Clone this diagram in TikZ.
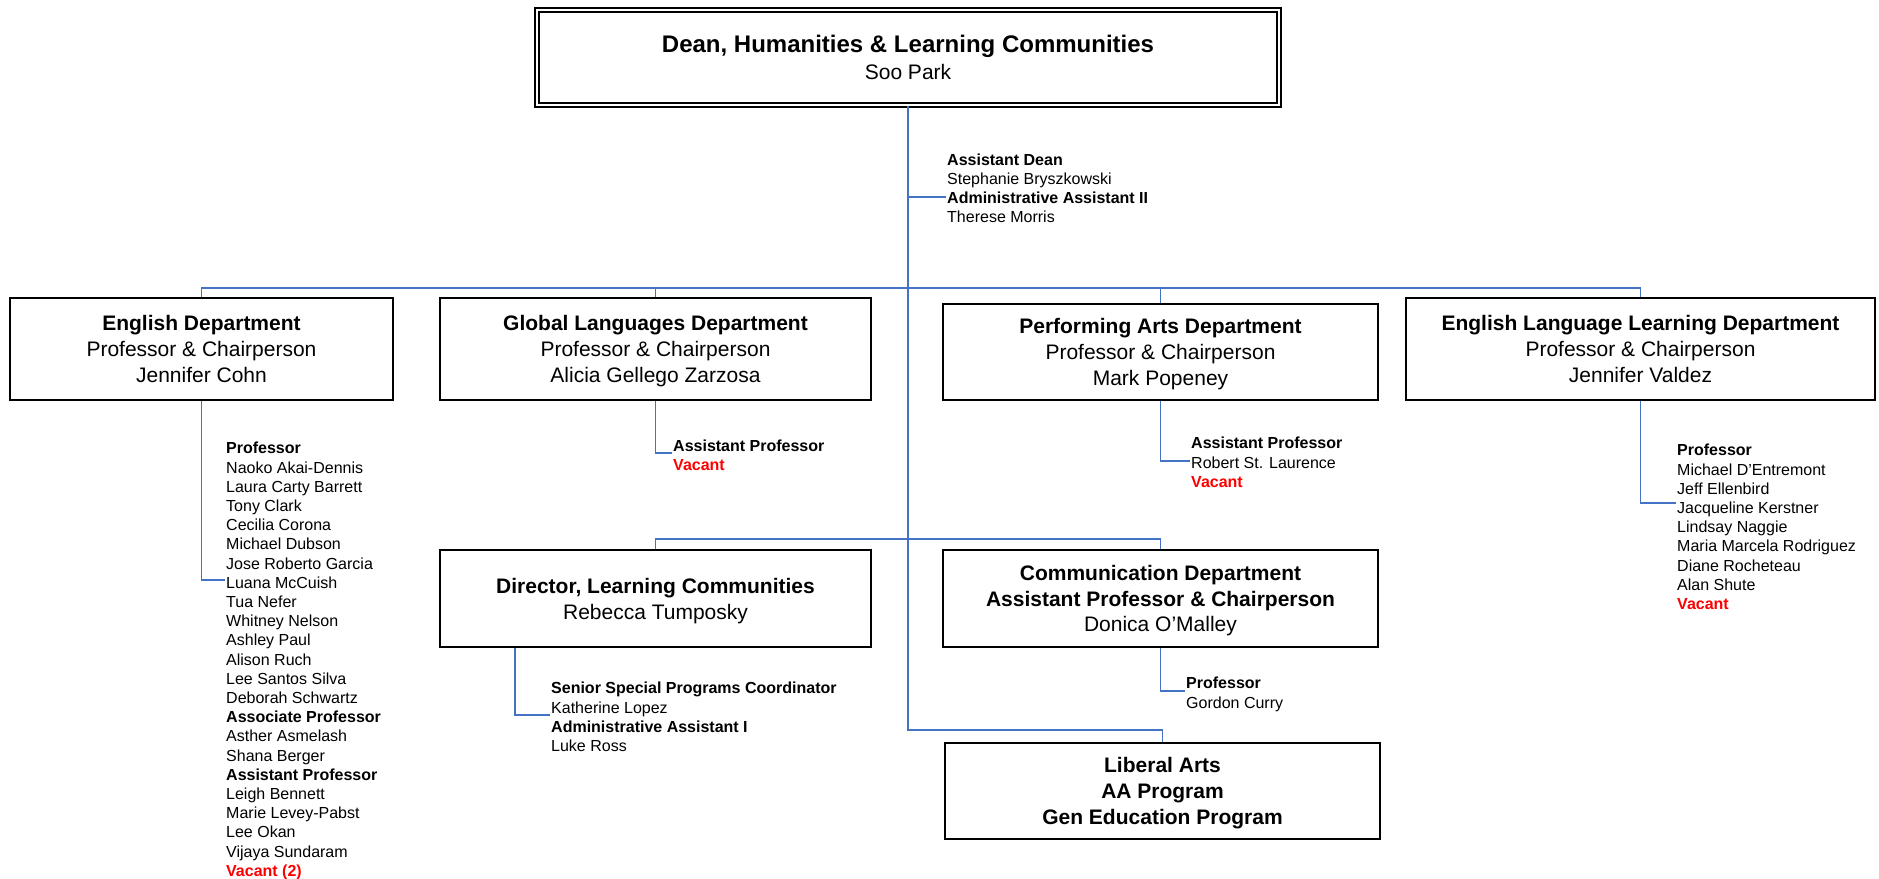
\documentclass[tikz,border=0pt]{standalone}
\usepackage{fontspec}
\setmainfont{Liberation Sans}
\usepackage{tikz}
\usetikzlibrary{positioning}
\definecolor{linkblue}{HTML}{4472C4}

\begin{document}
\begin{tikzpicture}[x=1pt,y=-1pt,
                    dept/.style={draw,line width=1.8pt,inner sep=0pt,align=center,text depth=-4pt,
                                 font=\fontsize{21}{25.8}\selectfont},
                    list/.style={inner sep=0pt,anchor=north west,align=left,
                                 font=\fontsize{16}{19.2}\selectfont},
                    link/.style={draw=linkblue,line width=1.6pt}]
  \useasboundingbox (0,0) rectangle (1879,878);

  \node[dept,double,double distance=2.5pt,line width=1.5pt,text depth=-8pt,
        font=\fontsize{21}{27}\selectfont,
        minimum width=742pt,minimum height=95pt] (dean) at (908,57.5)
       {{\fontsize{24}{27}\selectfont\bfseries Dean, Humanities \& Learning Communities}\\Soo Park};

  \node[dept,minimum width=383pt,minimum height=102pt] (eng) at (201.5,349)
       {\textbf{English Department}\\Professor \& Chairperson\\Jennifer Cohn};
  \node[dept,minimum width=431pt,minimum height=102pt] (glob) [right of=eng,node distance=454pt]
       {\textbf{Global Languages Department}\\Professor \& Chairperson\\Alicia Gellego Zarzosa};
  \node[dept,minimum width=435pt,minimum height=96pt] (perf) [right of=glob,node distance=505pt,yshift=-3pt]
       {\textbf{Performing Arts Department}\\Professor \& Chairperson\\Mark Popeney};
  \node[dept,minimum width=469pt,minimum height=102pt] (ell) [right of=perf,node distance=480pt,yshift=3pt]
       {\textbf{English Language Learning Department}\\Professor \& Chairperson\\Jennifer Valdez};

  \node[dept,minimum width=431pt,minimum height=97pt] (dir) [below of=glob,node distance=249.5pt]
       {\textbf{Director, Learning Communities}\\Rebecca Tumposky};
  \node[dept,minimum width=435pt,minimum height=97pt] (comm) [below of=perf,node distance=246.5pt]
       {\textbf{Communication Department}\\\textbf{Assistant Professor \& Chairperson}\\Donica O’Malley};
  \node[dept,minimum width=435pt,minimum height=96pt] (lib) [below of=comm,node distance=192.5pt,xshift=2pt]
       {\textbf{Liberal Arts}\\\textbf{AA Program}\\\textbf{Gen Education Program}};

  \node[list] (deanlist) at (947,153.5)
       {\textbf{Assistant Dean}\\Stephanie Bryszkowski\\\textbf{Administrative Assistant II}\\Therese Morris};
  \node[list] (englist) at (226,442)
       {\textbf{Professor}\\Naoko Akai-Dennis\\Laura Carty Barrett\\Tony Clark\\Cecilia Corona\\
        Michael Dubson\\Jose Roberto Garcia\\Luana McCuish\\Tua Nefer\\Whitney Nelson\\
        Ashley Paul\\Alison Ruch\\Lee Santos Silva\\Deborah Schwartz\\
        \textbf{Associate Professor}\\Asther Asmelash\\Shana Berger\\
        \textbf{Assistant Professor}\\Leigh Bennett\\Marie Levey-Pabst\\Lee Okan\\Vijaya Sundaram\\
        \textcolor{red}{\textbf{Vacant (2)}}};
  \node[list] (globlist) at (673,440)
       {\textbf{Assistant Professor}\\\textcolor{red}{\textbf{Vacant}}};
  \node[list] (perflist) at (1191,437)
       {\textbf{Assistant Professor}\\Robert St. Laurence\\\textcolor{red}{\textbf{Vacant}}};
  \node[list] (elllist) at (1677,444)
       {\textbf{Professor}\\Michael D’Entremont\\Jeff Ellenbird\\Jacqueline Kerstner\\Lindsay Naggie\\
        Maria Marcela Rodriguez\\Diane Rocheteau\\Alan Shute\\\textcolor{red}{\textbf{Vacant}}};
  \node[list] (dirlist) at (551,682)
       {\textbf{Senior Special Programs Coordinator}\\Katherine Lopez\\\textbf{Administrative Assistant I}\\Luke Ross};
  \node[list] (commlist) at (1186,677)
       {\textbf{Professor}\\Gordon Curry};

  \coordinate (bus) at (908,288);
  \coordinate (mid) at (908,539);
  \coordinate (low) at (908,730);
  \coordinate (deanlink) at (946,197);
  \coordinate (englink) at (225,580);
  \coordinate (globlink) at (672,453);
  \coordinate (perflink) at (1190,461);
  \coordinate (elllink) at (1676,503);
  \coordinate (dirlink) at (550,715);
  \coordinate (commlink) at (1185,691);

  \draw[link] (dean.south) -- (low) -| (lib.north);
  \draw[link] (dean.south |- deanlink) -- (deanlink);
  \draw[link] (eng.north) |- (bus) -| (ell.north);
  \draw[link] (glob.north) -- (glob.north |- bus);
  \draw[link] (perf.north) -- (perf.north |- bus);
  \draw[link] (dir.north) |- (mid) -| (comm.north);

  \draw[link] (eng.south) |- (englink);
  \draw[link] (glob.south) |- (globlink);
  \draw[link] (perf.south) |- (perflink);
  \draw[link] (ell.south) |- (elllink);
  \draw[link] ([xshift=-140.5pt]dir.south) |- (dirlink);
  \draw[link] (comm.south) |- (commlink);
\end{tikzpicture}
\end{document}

══════════════════════════════

* _What the task asks_:
Pictures are excluded; output everything else in the data verbatim.

* _Written response_:
Clone this diagram in TikZ.
\documentclass[tikz,border=0pt]{standalone}
\usepackage{fontspec}
\setmainfont{Liberation Sans}
\usepackage{tikz}
\usetikzlibrary{positioning}
\definecolor{linkblue}{HTML}{4472C4}

\begin{document}
\begin{tikzpicture}[x=1pt,y=-1pt,
                    dept/.style={draw,line width=1.8pt,inner sep=0pt,align=center,text depth=-4pt,
                                 font=\fontsize{21}{25.8}\selectfont},
                    list/.style={inner sep=0pt,anchor=north west,align=left,
                                 font=\fontsize{16}{19.2}\selectfont},
                    link/.style={draw=linkblue,line width=1.6pt}]
  \useasboundingbox (0,0) rectangle (1879,878);

  \node[dept,double,double distance=2.5pt,line width=1.5pt,text depth=-8pt,
        font=\fontsize{21}{27}\selectfont,
        minimum width=742pt,minimum height=95pt] (dean) at (908,57.5)
       {{\fontsize{24}{27}\selectfont\bfseries Dean, Humanities \& Learning Communities}\\Soo Park};

  \node[dept,minimum width=383pt,minimum height=102pt] (eng) at (201.5,349)
       {\textbf{English Department}\\Professor \& Chairperson\\Jennifer Cohn};
  \node[dept,minimum width=431pt,minimum height=102pt] (glob) [right of=eng,node distance=454pt]
       {\textbf{Global Languages Department}\\Professor \& Chairperson\\Alicia Gellego Zarzosa};
  \node[dept,minimum width=435pt,minimum height=96pt] (perf) [right of=glob,node distance=505pt,yshift=-3pt]
       {\textbf{Performing Arts Department}\\Professor \& Chairperson\\Mark Popeney};
  \node[dept,minimum width=469pt,minimum height=102pt] (ell) [right of=perf,node distance=480pt,yshift=3pt]
       {\textbf{English Language Learning Department}\\Professor \& Chairperson\\Jennifer Valdez};

  \node[dept,minimum width=431pt,minimum height=97pt] (dir) [below of=glob,node distance=249.5pt]
       {\textbf{Director, Learning Communities}\\Rebecca Tumposky};
  \node[dept,minimum width=435pt,minimum height=97pt] (comm) [below of=perf,node distance=246.5pt]
       {\textbf{Communication Department}\\\textbf{Assistant Professor \& Chairperson}\\Donica O’Malley};
  \node[dept,minimum width=435pt,minimum height=96pt] (lib) [below of=comm,node distance=192.5pt,xshift=2pt]
       {\textbf{Liberal Arts}\\\textbf{AA Program}\\\textbf{Gen Education Program}};

  \node[list] (deanlist) at (947,153.5)
       {\textbf{Assistant Dean}\\Stephanie Bryszkowski\\\textbf{Administrative Assistant II}\\Therese Morris};
  \node[list] (englist) at (226,442)
       {\textbf{Professor}\\Naoko Akai-Dennis\\Laura Carty Barrett\\Tony Clark\\Cecilia Corona\\
        Michael Dubson\\Jose Roberto Garcia\\Luana McCuish\\Tua Nefer\\Whitney Nelson\\
        Ashley Paul\\Alison Ruch\\Lee Santos Silva\\Deborah Schwartz\\
        \textbf{Associate Professor}\\Asther Asmelash\\Shana Berger\\
        \textbf{Assistant Professor}\\Leigh Bennett\\Marie Levey-Pabst\\Lee Okan\\Vijaya Sundaram\\
        \textcolor{red}{\textbf{Vacant (2)}}};
  \node[list] (globlist) at (673,440)
       {\textbf{Assistant Professor}\\\textcolor{red}{\textbf{Vacant}}};
  \node[list] (perflist) at (1191,437)
       {\textbf{Assistant Professor}\\Robert St. Laurence\\\textcolor{red}{\textbf{Vacant}}};
  \node[list] (elllist) at (1677,444)
       {\textbf{Professor}\\Michael D’Entremont\\Jeff Ellenbird\\Jacqueline Kerstner\\Lindsay Naggie\\
        Maria Marcela Rodriguez\\Diane Rocheteau\\Alan Shute\\\textcolor{red}{\textbf{Vacant}}};
  \node[list] (dirlist) at (551,682)
       {\textbf{Senior Special Programs Coordinator}\\Katherine Lopez\\\textbf{Administrative Assistant I}\\Luke Ross};
  \node[list] (commlist) at (1186,677)
       {\textbf{Professor}\\Gordon Curry};

  \coordinate (bus) at (908,288);
  \coordinate (mid) at (908,539);
  \coordinate (low) at (908,730);
  \coordinate (deanlink) at (946,197);
  \coordinate (englink) at (225,580);
  \coordinate (globlink) at (672,453);
  \coordinate (perflink) at (1190,461);
  \coordinate (elllink) at (1676,503);
  \coordinate (dirlink) at (550,715);
  \coordinate (commlink) at (1185,691);

  \draw[link] (dean.south) -- (low) -| (lib.north);
  \draw[link] (dean.south |- deanlink) -- (deanlink);
  \draw[link] (eng.north) |- (bus) -| (ell.north);
  \draw[link] (glob.north) -- (glob.north |- bus);
  \draw[link] (perf.north) -- (perf.north |- bus);
  \draw[link] (dir.north) |- (mid) -| (comm.north);

  \draw[link] (eng.south) |- (englink);
  \draw[link] (glob.south) |- (globlink);
  \draw[link] (perf.south) |- (perflink);
  \draw[link] (ell.south) |- (elllink);
  \draw[link] ([xshift=-140.5pt]dir.south) |- (dirlink);
  \draw[link] (comm.south) |- (commlink);
\end{tikzpicture}
\end{document}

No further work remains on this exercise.